Consumer rights, let's quickly get that out of the argumentation
While I think that publishers, developers and stores are not playing nice with consumers when they don’t put what should be an Early Access game in the Early Access category of the store, this is not my issue right now.
Main argument: Leaving no one behind
That is my main issue. When I buy a game like Before We Leave
***, No Man’s Sky, Per Aspera, or Generation Zero, and then I realize that the game is not finalized, I get worried, and I look for:
- a public explanation;
- a public plan with milestones and pauses to engage with the existing player base before setting or working towards the next milestones;
- a prioritization on bug-fixing and Quality of Life improvements (over new “features”) which will create a pleasant, coherent, and consistent User Experience (When needed or asked);
- effective and efficient communication channels, some being bidirectional, some not;
- mechanics and awareness in the development process to avoid or mitigate any disruption for the existing player base while finalizing the game. “Disruptions” include:
- Modifications to the existing story.
- Modifications to the core mechanics/systems
- Addition of new core mechanics/systems
- Additions of new rewards in existing mechanics/systems
“Why?”, you could aks? Because I am worried that a game I bought one day, becomes a significantly different game some other day without me having any way to do something about it, whether by avoiding this entirely through “team effort”; or by circumventing the disruptions with official thought-through and community-plebiscited solutions. I’m worried about the developers attracting a new and significantly different player base that would steer the game I initially bought away from those things I liked.

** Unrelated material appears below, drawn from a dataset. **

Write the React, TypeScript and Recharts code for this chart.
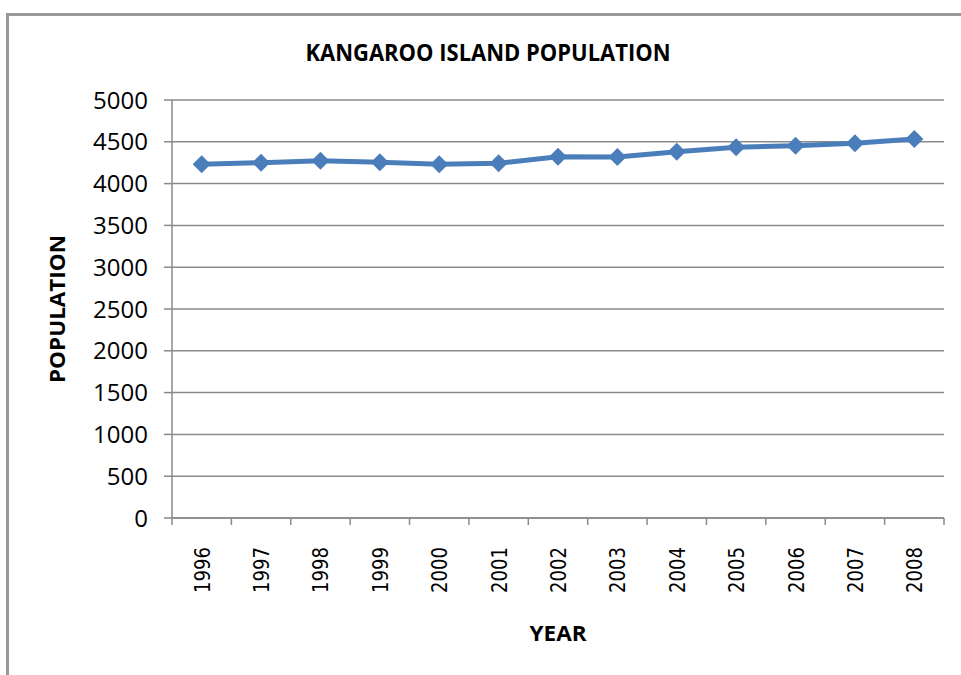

“Bu-Why?” Because I don’t like change, and I like rules; and games (board games or video games) usually have stable rulesets which are why I keep coming back to them. On the other hand, video games also offer a great opportunity to play with those rulesets and bend them, but I cannot do that if the rules keep changing. My 3-years old nephew likes to change the rules as we play, and it can get boring really fast; When I play a video game, that’s because I want time off from the nephew I just babysitted!
So that’s it. If I’m worried when I look at a game in my library; this game, its brand, its creators, and its partners are tainted in my little reptilian (or caveman) brain. The thing is, I liked playing that game for 20+ hours (and I want to keep playing), but I decided to wait for the Landfall Update before playing more. I waited because I was anticipating a better experience
**** and I was worried I would not have a great time playing in the meantime. Now, I’m worried
***** again because the update did not meet my expectations and I’m worried this might not be the last time. I’m also worried because I don’t know what is the creators’ stance on the current situation; which is really one of my biggest issue. It’s a lot about trust.
*This is not an attempt at analysing best business practices.
**When I use the expression “feature-stable”, I mean games which have all their core features and mechanics finalized. Except for bug fixed and minor Quality of Life (QoL) improvements.
***Before We Leave is actually a very polished games. Developers simply decided to add stuff over the current game mechanics. In fact, this game is the only one in my list that never decreased my trust level into its developer. I love that developer, even though their game should have stayed in Early Access a bit longer.
****“Better experience” was about a good weapon wheel for the gamepad players; bug fixes; User Interface improvements; improved general “User Experience” (UX).
*****Yes, the overuse of “worried” was intentional, and lazy.